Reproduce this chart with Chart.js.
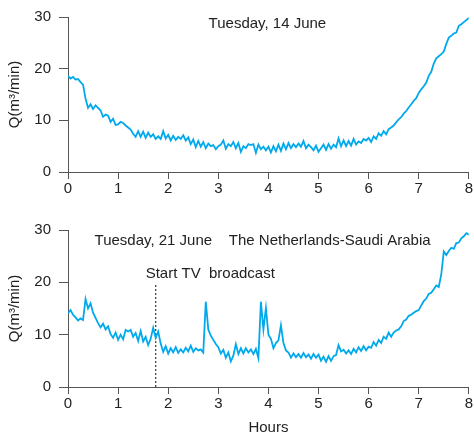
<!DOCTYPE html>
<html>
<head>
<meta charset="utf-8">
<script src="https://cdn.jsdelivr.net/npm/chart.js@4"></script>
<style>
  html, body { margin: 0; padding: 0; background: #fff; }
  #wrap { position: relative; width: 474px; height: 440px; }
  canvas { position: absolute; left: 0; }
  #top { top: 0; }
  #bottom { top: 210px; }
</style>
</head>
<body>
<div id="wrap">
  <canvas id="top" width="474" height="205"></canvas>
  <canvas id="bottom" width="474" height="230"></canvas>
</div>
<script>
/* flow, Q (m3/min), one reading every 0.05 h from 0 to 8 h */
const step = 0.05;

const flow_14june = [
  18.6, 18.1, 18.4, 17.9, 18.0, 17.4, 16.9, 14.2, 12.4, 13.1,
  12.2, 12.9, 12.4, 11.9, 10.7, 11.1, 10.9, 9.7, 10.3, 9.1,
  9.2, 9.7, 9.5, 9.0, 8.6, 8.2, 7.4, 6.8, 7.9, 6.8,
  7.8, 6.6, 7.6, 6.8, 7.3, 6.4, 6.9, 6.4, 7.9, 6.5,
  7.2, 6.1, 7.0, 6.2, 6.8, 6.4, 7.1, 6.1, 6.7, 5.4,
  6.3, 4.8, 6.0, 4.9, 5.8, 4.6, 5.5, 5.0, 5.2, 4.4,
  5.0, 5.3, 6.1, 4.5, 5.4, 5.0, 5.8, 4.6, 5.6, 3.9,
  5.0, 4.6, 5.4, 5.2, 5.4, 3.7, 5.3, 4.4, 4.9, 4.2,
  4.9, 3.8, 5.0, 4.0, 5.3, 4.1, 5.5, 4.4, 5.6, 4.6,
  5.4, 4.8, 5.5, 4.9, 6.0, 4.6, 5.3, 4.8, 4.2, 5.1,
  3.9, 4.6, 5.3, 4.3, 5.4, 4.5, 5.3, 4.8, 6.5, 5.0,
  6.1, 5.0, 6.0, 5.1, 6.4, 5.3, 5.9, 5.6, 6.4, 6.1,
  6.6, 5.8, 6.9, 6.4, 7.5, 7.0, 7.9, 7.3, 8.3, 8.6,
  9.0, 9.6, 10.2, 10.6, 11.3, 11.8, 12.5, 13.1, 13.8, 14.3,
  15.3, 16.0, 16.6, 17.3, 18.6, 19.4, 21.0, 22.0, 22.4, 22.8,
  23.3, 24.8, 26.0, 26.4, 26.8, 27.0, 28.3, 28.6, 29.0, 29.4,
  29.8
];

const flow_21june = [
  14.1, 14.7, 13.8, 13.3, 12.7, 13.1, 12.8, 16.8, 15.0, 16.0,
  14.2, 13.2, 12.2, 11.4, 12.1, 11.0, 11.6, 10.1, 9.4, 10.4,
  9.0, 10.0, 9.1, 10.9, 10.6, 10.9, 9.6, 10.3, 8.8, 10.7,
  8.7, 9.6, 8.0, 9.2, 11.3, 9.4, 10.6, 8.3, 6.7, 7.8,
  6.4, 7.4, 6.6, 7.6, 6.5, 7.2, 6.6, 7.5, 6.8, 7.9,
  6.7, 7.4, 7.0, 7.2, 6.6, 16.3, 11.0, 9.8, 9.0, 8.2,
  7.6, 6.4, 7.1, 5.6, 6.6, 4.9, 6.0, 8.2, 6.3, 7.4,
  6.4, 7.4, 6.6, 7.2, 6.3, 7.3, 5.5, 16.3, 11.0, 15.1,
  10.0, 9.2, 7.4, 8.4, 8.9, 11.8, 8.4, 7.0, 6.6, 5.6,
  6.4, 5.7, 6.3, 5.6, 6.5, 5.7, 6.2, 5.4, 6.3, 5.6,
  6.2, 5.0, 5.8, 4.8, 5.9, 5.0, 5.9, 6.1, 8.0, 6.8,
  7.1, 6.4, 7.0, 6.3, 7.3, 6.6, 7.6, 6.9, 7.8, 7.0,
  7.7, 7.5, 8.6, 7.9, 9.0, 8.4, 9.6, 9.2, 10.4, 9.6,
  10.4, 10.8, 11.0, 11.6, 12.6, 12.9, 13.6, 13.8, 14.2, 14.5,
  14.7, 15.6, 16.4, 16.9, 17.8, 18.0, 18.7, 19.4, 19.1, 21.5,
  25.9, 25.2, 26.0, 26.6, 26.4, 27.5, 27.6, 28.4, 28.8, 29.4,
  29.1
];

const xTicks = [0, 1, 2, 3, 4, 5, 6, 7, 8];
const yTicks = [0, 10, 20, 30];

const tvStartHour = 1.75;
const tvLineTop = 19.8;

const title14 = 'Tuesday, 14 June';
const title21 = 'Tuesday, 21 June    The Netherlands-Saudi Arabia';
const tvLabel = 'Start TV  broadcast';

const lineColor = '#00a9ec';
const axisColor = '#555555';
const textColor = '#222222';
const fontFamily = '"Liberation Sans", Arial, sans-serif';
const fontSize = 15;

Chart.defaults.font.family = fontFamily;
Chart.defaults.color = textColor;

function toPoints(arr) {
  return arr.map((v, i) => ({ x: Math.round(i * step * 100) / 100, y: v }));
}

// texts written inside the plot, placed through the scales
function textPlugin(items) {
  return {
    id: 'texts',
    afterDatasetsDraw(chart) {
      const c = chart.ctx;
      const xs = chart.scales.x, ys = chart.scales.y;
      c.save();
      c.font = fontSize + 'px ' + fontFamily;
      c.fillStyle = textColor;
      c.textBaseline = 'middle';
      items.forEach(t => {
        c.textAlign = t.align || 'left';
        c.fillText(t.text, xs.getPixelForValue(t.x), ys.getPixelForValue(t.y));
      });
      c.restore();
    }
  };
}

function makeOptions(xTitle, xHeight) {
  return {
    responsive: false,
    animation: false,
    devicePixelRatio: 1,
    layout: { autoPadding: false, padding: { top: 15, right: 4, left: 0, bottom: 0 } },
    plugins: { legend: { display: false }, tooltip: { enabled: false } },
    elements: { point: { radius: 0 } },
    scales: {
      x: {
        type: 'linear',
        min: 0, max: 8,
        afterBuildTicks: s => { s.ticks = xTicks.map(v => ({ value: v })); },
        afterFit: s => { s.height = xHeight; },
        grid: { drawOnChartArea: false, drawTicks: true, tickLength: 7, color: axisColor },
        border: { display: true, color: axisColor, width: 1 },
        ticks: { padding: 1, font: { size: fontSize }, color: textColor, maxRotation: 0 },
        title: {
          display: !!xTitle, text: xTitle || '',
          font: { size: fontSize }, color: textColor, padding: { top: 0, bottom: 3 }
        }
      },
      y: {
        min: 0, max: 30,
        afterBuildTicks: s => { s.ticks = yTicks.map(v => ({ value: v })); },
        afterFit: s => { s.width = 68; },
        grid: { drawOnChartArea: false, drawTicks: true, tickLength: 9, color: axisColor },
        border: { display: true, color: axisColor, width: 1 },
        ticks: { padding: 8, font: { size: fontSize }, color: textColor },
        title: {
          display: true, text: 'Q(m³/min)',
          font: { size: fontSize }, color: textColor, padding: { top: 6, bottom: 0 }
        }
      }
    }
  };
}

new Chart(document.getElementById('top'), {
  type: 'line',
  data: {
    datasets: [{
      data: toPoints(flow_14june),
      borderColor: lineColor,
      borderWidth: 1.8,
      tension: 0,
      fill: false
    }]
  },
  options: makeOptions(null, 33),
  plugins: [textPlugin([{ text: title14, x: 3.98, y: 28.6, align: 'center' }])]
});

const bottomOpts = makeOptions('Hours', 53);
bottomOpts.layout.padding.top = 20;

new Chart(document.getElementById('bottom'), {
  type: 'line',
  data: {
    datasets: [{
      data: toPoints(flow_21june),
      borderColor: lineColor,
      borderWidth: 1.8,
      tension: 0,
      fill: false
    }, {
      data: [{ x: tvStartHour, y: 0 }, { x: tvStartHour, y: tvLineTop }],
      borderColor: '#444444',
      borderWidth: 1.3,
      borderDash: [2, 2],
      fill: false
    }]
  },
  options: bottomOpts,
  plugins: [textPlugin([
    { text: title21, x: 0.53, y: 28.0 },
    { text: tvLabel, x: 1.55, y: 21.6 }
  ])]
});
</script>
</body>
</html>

━━━━━━━━

Leave out the pictures, then repeat the listing above exactly from its first line to the line with "const step = 0.05;", inclusive.

Answer to the exercise:
Reproduce this chart with Chart.js.
<!DOCTYPE html>
<html>
<head>
<meta charset="utf-8">
<script src="https://cdn.jsdelivr.net/npm/chart.js@4"></script>
<style>
  html, body { margin: 0; padding: 0; background: #fff; }
  #wrap { position: relative; width: 474px; height: 440px; }
  canvas { position: absolute; left: 0; }
  #top { top: 0; }
  #bottom { top: 210px; }
</style>
</head>
<body>
<div id="wrap">
  <canvas id="top" width="474" height="205"></canvas>
  <canvas id="bottom" width="474" height="230"></canvas>
</div>
<script>
/* flow, Q (m3/min), one reading every 0.05 h from 0 to 8 h */
const step = 0.05;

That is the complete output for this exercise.